Moreover, while there are no limits on the amount of money that can be raised, issuers must still adhere to securities laws, including providing adequate disclosure to investors about the investment risks. Failing to perform these duties can expose companies to legal liabilities and regulatory scrutiny, emphasizing the need for thorough planning and execution in 506(c) offerings.

Can non-accredited investors participate in 506(c) offerings?

No, non-accredited investors cannot participate in 506(c) offerings. The provision explicitly allows only accredited investors to engage in these investment opportunities, which is designed to protect less experienced or financially insecure individuals from high-risk investments. This restriction is rooted in the belief that accredited investors have sufficient financial knowledge and resources to understand and bear the risks associated with private placements.

Consequently, companies must take extra steps to confirm that all participants in a 506(c) offering meet the accredited criteria before they can partake in any investment. This creates an environment wherein the issuer is not required to prepare the extensive disclosures or protections mandated for non-accredited investors, thereby streamlining the investment process for both parties.

How does a company go about conducting a 506(c) offering?

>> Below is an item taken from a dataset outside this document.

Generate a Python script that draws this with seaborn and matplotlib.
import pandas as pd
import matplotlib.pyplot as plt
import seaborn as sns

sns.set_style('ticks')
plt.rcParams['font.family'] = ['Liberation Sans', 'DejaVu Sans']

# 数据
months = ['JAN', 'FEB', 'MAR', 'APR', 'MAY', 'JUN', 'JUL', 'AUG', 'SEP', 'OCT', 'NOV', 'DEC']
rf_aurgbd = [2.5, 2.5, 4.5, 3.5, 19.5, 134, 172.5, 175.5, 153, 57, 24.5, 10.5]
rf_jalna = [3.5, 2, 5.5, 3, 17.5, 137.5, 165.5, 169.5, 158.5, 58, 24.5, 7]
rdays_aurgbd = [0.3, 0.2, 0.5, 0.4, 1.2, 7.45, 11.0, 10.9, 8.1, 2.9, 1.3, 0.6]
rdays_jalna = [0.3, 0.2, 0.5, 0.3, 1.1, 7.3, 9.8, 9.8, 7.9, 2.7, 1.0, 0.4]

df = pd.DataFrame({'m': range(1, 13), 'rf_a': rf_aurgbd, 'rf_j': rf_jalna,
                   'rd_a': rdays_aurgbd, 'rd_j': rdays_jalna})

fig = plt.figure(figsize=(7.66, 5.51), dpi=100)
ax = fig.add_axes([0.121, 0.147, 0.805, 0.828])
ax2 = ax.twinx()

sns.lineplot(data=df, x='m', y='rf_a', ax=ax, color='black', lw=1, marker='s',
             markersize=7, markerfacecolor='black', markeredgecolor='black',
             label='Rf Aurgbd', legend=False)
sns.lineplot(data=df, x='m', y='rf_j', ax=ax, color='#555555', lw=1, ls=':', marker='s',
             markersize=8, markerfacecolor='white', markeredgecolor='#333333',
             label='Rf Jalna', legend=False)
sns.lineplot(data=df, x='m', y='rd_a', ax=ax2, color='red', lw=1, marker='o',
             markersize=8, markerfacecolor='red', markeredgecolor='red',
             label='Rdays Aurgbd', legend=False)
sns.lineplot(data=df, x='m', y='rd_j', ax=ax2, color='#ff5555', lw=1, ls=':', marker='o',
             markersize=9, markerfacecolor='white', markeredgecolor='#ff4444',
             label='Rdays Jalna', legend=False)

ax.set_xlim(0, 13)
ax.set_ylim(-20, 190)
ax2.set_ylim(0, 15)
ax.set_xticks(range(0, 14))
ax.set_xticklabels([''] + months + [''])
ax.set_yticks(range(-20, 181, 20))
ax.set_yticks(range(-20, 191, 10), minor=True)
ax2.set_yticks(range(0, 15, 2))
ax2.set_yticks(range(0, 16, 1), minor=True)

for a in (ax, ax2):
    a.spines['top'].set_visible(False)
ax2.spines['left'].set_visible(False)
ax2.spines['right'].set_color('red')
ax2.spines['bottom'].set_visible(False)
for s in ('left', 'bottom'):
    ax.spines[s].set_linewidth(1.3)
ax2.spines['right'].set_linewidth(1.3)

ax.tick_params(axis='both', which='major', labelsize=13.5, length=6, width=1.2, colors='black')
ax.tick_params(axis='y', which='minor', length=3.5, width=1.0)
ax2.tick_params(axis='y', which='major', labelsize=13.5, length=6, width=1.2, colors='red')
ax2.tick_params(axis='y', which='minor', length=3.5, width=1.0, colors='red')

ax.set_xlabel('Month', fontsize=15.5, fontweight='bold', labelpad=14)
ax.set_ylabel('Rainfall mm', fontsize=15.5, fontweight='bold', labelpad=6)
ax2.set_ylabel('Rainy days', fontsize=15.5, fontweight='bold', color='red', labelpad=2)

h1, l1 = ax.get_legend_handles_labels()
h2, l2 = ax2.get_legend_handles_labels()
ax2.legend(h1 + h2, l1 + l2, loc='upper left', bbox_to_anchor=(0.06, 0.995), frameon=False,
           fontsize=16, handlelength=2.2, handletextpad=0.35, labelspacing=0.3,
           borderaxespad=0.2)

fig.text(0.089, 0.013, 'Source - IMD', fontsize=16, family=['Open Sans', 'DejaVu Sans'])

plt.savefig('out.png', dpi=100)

To conduct a 506(c) offering, a company must first prepare a proper disclosure document, often referred to as a private placement memorandum (PPM). This document outlines the investment opportunity, the associated risks, and other relevant information that potential investors should know. Once the PPM is prepared, the company can begin its marketing efforts to the public, targeting accredited investors.

As the marketing progresses, the issuer must also implement an adequate verification process to confirm the accredited status of interested investors. This might include reviewing financial documents or using third-party verification services. Once a suitable number of accredited investors are on board, the company can finalize the investment agreements and begin accessing the capital raised through the offering.

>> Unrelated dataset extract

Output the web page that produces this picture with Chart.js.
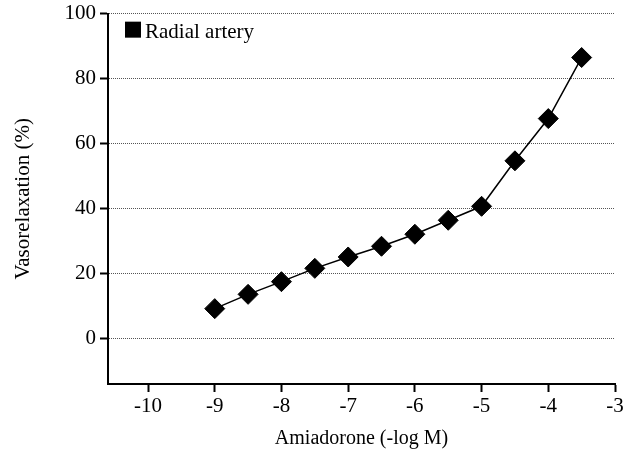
<!DOCTYPE html>
<html>
<head>
<meta charset="utf-8">
<script src="https://cdn.jsdelivr.net/npm/chart.js@4"></script>
<style>
  body { margin: 0; background: #fff; }
</style>
</head>
<body>
<canvas id="myChart" width="629" height="451"></canvas>
<script>
  // data

  var doses = [-9, -8.5, -8, -7.5, -7, -6.5, -6, -5.5, -5, -4.5, -4, -3.5];
  var relaxation = [9.2, 13.6, 17.5, 21.6, 25.1, 28.4, 32.1, 36.4, 40.7, 54.7, 67.7, 86.5];

  var xTicks = [-10, -9, -8, -7, -6, -5, -4, -3];
  var yTicks = [0, 20, 40, 60, 80, 100];

  var seriesName = 'Radial artery';

  var points = doses.map(function(d, i) {
    return {x: d, y: relaxation[i]};
  });

  var serif = '"Liberation Serif", "Times New Roman", serif';

  // legend drawn inside the plot, top left, like the original figure
  var insideLegend = {
    id: 'insideLegend',
    afterDraw: function(chart) {
      var ctx = chart.ctx;
      var area = chart.chartArea;
      var ds = chart.data.datasets[0];
      var x = area.left + 17;
      var y = area.top + 8;
      ctx.save();
      ctx.fillStyle = ds.backgroundColor;
      ctx.fillRect(x, y, 16, 16);
      ctx.fillStyle = 'black';
      ctx.font = '21px ' + serif;
      ctx.textBaseline = 'alphabetic';
      ctx.fillText(ds.label, x + 20, y + 16);
      ctx.restore();
    }
  };

  // chart set up

  var data = {
    datasets: [{
      label: seriesName,
      data: points,
      borderColor: 'black',
      backgroundColor: 'black',
      borderWidth: 1.5,
      pointStyle: 'rectRot',
      pointRadius: 10,
      pointBorderWidth: 1,
      pointBackgroundColor: 'black',
      pointBorderColor: 'black',
      tension: 0
    }]
  };

  const config = {
    type: 'line',
    data,
    plugins: [insideLegend],
    options: {
      responsive: false,
      animation: false,
      layout: { padding: { top: 0, right: 14, left: 0, bottom: 0 } },
      plugins: {
        legend: { display: false },
        tooltip: { enabled: false }
      },
      scales: {
        x: {
          type: 'linear',
          min: -10.6,
          max: -3,
          afterBuildTicks: function(scale) {
            scale.ticks = xTicks.map(function(v) { return {value: v}; });
          },
          afterFit: function(scale) { scale.height = 67; },
          grid: {
            drawOnChartArea: false,
            drawTicks: true,
            tickLength: 8,
            tickWidth: 2,
            tickColor: 'black'
          },
          border: { color: 'black', width: 2 },
          ticks: {
            color: 'black',
            font: { family: serif, size: 21 },
            padding: 2,
            maxRotation: 0
          },
          title: {
            display: true,
            text: 'Amiadorone (-log M)',
            color: 'black',
            font: { family: serif, size: 20 },
            padding: { top: 0, bottom: 0 }
          }
        },
        y: {
          type: 'linear',
          min: -14,
          max: 100,
          afterBuildTicks: function(scale) {
            scale.ticks = yTicks.map(function(v) { return {value: v}; });
          },
          afterFit: function(scale) { scale.width = 108; },
          grid: {
            color: '#555',
            lineWidth: 1,
            drawTicks: true,
            tickLength: 8,
            tickWidth: 2,
            tickColor: 'black',
            tickBorderDash: []
          },
          border: { color: 'black', width: 2, dash: [1, 1] },
          ticks: {
            color: 'black',
            font: { family: serif, size: 21, lineHeight: 0.92 },
            padding: 4
          },
          title: {
            display: true,
            text: 'Vasorelaxation (%)',
            color: 'black',
            font: { family: serif, size: 21 },
            padding: { top: 11, bottom: 0 }
          }
        }
      }
    }
  };

  // render chart

  var myChart = new Chart(
    document.getElementById('myChart'),
    config
  );
</script>
</body>
</html>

What types of businesses typically use 506(c) offerings?

506(c) offerings are particularly popular among startups, real estate ventures, technology companies, and other businesses seeking venture capital or private equity investments. These industries often require substantial funding for operational costs, development projects, or customer acquisition strategies. The flexibility and reduced burden in advertising and raising capital make 506(c) offerings attractive to a diverse range of businesses that might otherwise struggle to attract funding.

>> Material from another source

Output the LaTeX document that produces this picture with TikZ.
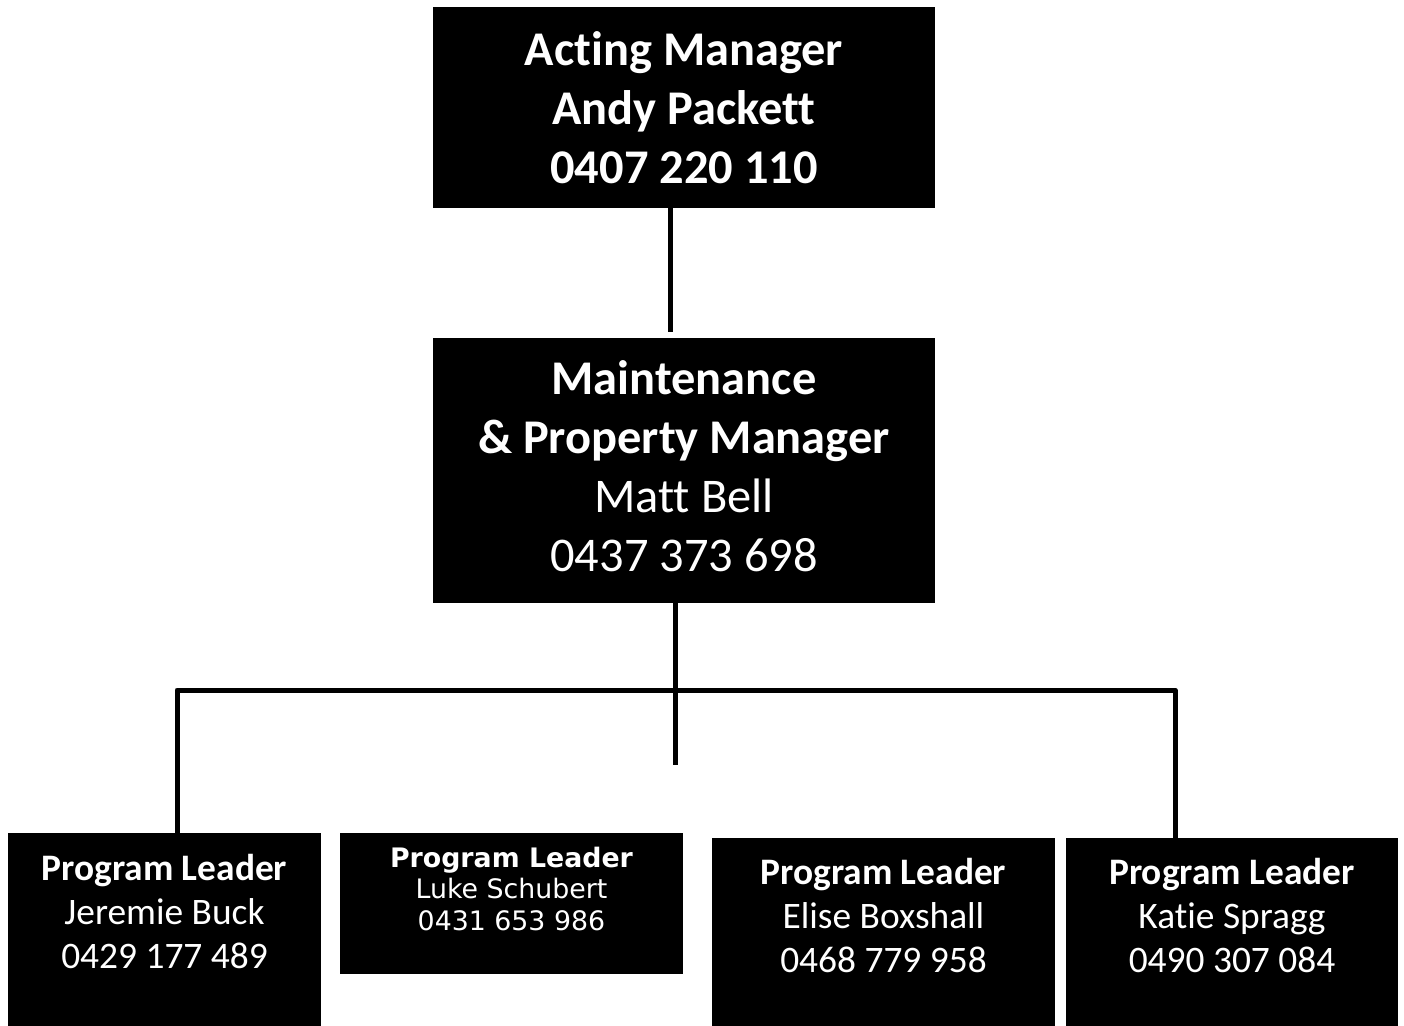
\documentclass[tikz,border=0pt]{standalone}
\usepackage{fontspec}
\setmainfont[Ligatures={NoCommon}]{Carlito}
\newfontfamily\lukefont{DejaVu Sans}
\usetikzlibrary{positioning}

\begin{document}
\begin{tikzpicture}[x=0.5pt, y=-0.5pt]
\tikzstyle{box}=[rectangle, fill=black, text=white, align=center, inner sep=0pt]
\tikzstyle{bigtext}=[font=\fontsize{24.2}{29.5}\selectfont]
\tikzstyle{smalltext}=[font=\fontsize{18.7}{22}\selectfont]
\tikzstyle{luketext}=[font=\lukefont\fontsize{13.4}{15.75}\selectfont]
\tikzstyle{link}=[line width=2.5pt, line join=round]

\useasboundingbox (0,0) rectangle (1404,1026);

\node (acting) [box, bigtext, minimum width=251pt, minimum height=100.5pt] at (684,107.5)
  {\textbf{Acting Manager}\\\textbf{Andy Packett}\\\textbf{0407 220 110}};
\node (maint) [box, bigtext, minimum width=251pt, minimum height=132.5pt, text depth=4pt] at (684,470.5)
  {\textbf{Maintenance}\\\textbf{\& Property Manager}\\Matt Bell\\0437 373 698};

\node (jeremie) [box, smalltext, minimum width=156.5pt, minimum height=96.5pt, text depth=18.5pt] at (164.5,929.5)
  {\textbf{Program Leader}\\Jeremie Buck\\0429 177 489};
\node (luke) [box, luketext, minimum width=171.5pt, minimum height=70.5pt, text depth=15pt] at (511.5,903.5)
  {\textbf{Program Leader}\\Luke Schubert\\0431 653 986};
\node (elise) [box, smalltext, minimum width=171.5pt, minimum height=94pt, text depth=17pt] at (883.5,932)
  {\textbf{Program Leader}\\Elise Boxshall\\0468 779 958};
\node (katie) [box, smalltext, minimum width=166pt, minimum height=94pt, text depth=17pt] at (1232,932)
  {\textbf{Program Leader}\\Katie Spragg\\0490 307 084};

\coordinate (busL) at (177,690);
\coordinate (busR) at (1175,690);
\coordinate (stub) at (675,765);

\draw [link] ([xshift=-7pt]acting.south) -- ([xshift=-7pt, yshift=3pt]acting.south |- maint.north);
\draw [link] (maint.south -| stub) -- (stub);
\draw [link] (busL |- jeremie.north) -- (busL) -- (busR) -- (busR |- katie.north);

\end{tikzpicture}
\end{document}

Furthermore, this type of offering is commonly utilized by companies that have reached a certain level of maturity and are looking to leverage their existing networks to bring in additional investors. The capacity to utilize public solicitation allows emerging enterprises to capitalize on market opportunities by expanding their reach while providing accredited investors with unique investment opportunities they might not otherwise come across.

What are the tax implications of participating in a 506(c) investment?

The tax implications for investors participating in a 506(c) investment primarily depend on the specific nature of the investment and how it generates returns. Generally, any profits (typically in the form of interest, dividends, or capital gains) from such investments will be subject to federal income tax. Depending on the investor’s overall tax situation, these earnings might be taxed at different rates based on factors such as the investor’s income level and the classification of the gains.

It is also important to note that different forms of investments can carry unique tax considerations. For example, real estate investments can involve depreciation or other deductions that may affect taxable income. Given the complexity of tax laws, investors considering a 506(c) offering should consult a tax professional to understand the potential impacts and ensure compliance with all relevant tax regulations.